WHAT THE TASK ASKS = Take the lines of the data below from the very first through the line containing "of service development</text>" and output them exactly, pictures excluded.
-------- DATASET SECTION --------
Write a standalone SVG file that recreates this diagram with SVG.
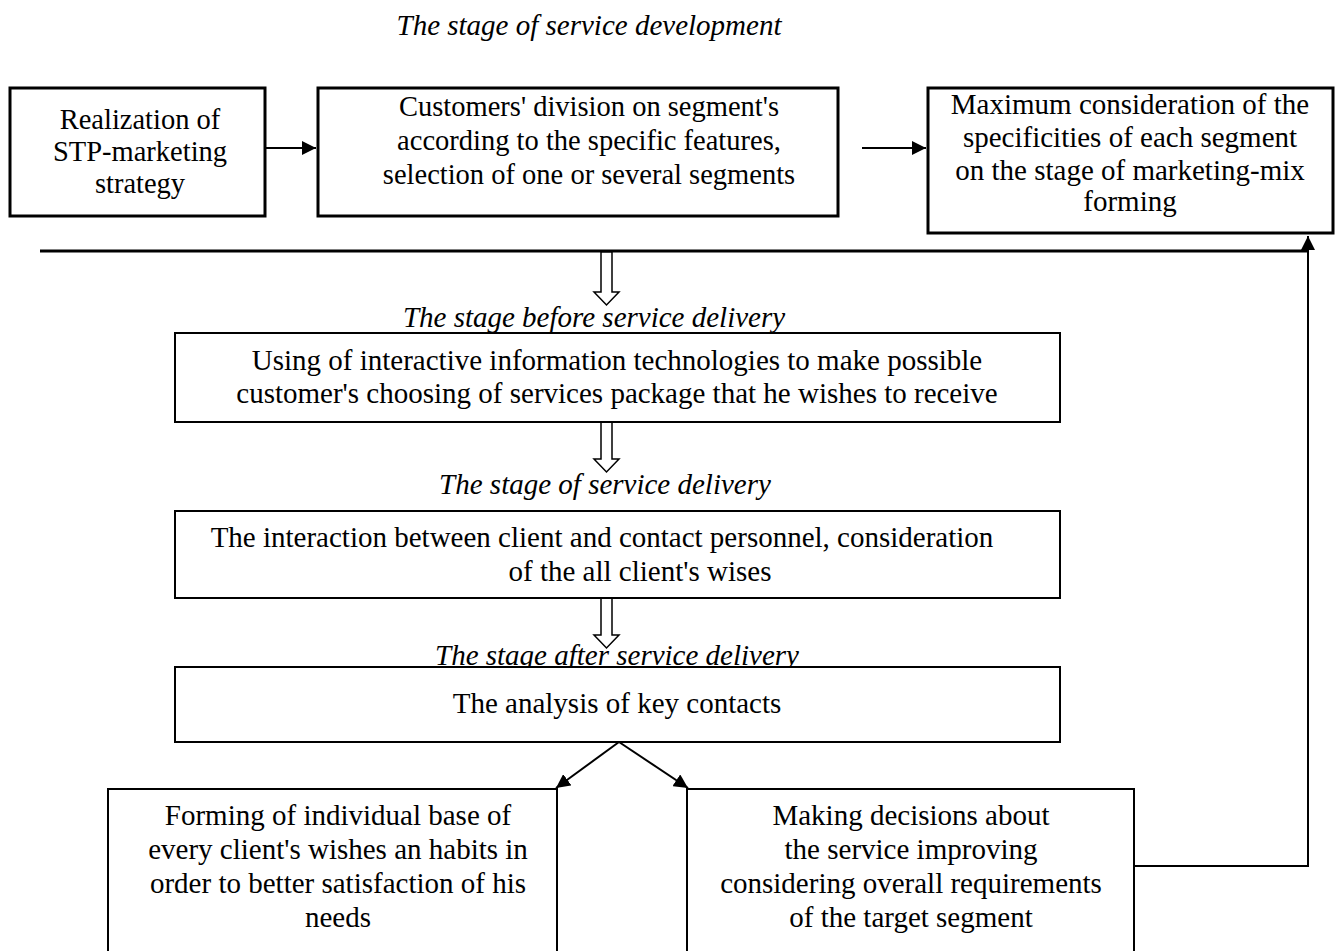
<svg xmlns="http://www.w3.org/2000/svg" width="1337" height="951" viewBox="0 0 1337 951">
<style>
text{font-family:"Liberation Serif","Times New Roman",serif;font-size:29px;fill:#000;text-anchor:middle}
.t{font-size:28.5px}
.it{font-style:italic}
.b3{fill:#fff;stroke:#000;stroke-width:3}
.b2{fill:#fff;stroke:#000;stroke-width:2}
.ln{fill:none;stroke:#000;stroke-width:2}
.hol{fill:#fff;stroke:#000;stroke-width:1.5}
</style>
<defs>
<marker id="ah" viewBox="0 0 10 10" refX="10" refY="5" markerWidth="7" markerHeight="7" markerUnits="strokeWidth" orient="auto">
<path d="M0,0 L10,5 L0,10 Z" fill="#000"/>
</marker>
</defs>
<rect width="1337" height="951" fill="#fff"/>
<text class="it" x="589" y="35">The stage of service development</text>

<g id="connectors">
<line class="ln" x1="258" y1="148" x2="316" y2="148" marker-end="url(#ah)"/>
<line class="ln" x1="862" y1="148" x2="926" y2="148" marker-end="url(#ah)"/>
<line x1="40" y1="251" x2="1308" y2="251" stroke="#000" stroke-width="3"/>
<polyline class="ln" points="1134,866 1308,866 1308,236" marker-end="url(#ah)"/>
<path class="hol" d="M601,252 V292 H594 L606.5,305 L619,292 H612 V252 Z"/>
<path class="hol" d="M601,422 V459 H594 L606.5,472 L619,459 H612 V422 Z"/>
<path class="hol" d="M601,598 V635 H594 L606.5,648 L619,635 H612 V598 Z"/>
<line class="ln" x1="619" y1="742" x2="556" y2="788" marker-end="url(#ah)"/>
<line class="ln" x1="619" y1="742" x2="688" y2="788" marker-end="url(#ah)"/>
</g>

<g id="n1">
<rect class="b3" x="10" y="88" width="255" height="128"/>
<text class="t" x="140" y="129">Realization of</text>
<text class="t" x="140" y="161">STP-marketing</text>
<text class="t" x="140" y="193">strategy</text>
</g>
<g id="n2">
<rect class="b3" x="318" y="88" width="520" height="128"/>
<text class="t" x="589" y="116">Customers' division on segment's</text>
<text class="t" x="589" y="150">according to the specific features,</text>
<text class="t" x="589" y="184">selection of one or several segments</text>
</g>
<g id="n3">
<rect class="b3" x="928" y="88" width="405" height="145"/>
<text x="1130" y="114">Maximum consideration of the</text>
<text x="1130" y="147">specificities of each segment</text>
<text x="1130" y="180">on the stage of marketing-mix</text>
<text x="1130" y="211">forming</text>
</g>

<text class="it" x="594" y="327">The stage before service delivery</text>
<g id="n4">
<rect class="b2" x="175" y="333" width="885" height="89"/>
<text x="617" y="370">Using of interactive information technologies to make possible</text>
<text x="617" y="403">customer's choosing of services package that he wishes to receive</text>
</g>

<text class="it" x="605" y="494">The stage of service delivery</text>
<g id="n5">
<rect class="b2" x="175" y="511" width="885" height="87"/>
<text x="602" y="547">The interaction between client and contact personnel, consideration</text>
<text x="640" y="581">of the all client's wises</text>
</g>

<text class="it" x="617" y="665">The stage after service delivery</text>
<g id="n6">
<rect class="b2" x="175" y="667" width="885" height="75"/>
<text x="617" y="713">The analysis of key contacts</text>
</g>

<g id="n7">
<path class="b2" d="M108,953 V789 H557 V953"/>
<text x="338" y="825">Forming of individual base of</text>
<text x="338" y="859">every client's wishes an habits in</text>
<text x="338" y="893">order to better satisfaction of his</text>
<text x="338" y="927">needs</text>
</g>
<g id="n8">
<path class="b2" d="M687,953 V789 H1134 V953"/>
<text x="911" y="825">Making decisions about</text>
<text x="911" y="859">the service improving</text>
<text x="911" y="893">considering overall requirements</text>
<text x="911" y="927">of the target segment</text>
</g>
</svg>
--------
TASK SOLUTION =
Write a standalone SVG file that recreates this diagram with SVG.
<svg xmlns="http://www.w3.org/2000/svg" width="1337" height="951" viewBox="0 0 1337 951">
<style>
text{font-family:"Liberation Serif","Times New Roman",serif;font-size:29px;fill:#000;text-anchor:middle}
.t{font-size:28.5px}
.it{font-style:italic}
.b3{fill:#fff;stroke:#000;stroke-width:3}
.b2{fill:#fff;stroke:#000;stroke-width:2}
.ln{fill:none;stroke:#000;stroke-width:2}
.hol{fill:#fff;stroke:#000;stroke-width:1.5}
</style>
<defs>
<marker id="ah" viewBox="0 0 10 10" refX="10" refY="5" markerWidth="7" markerHeight="7" markerUnits="strokeWidth" orient="auto">
<path d="M0,0 L10,5 L0,10 Z" fill="#000"/>
</marker>
</defs>
<rect width="1337" height="951" fill="#fff"/>
<text class="it" x="589" y="35">The stage of service development</text>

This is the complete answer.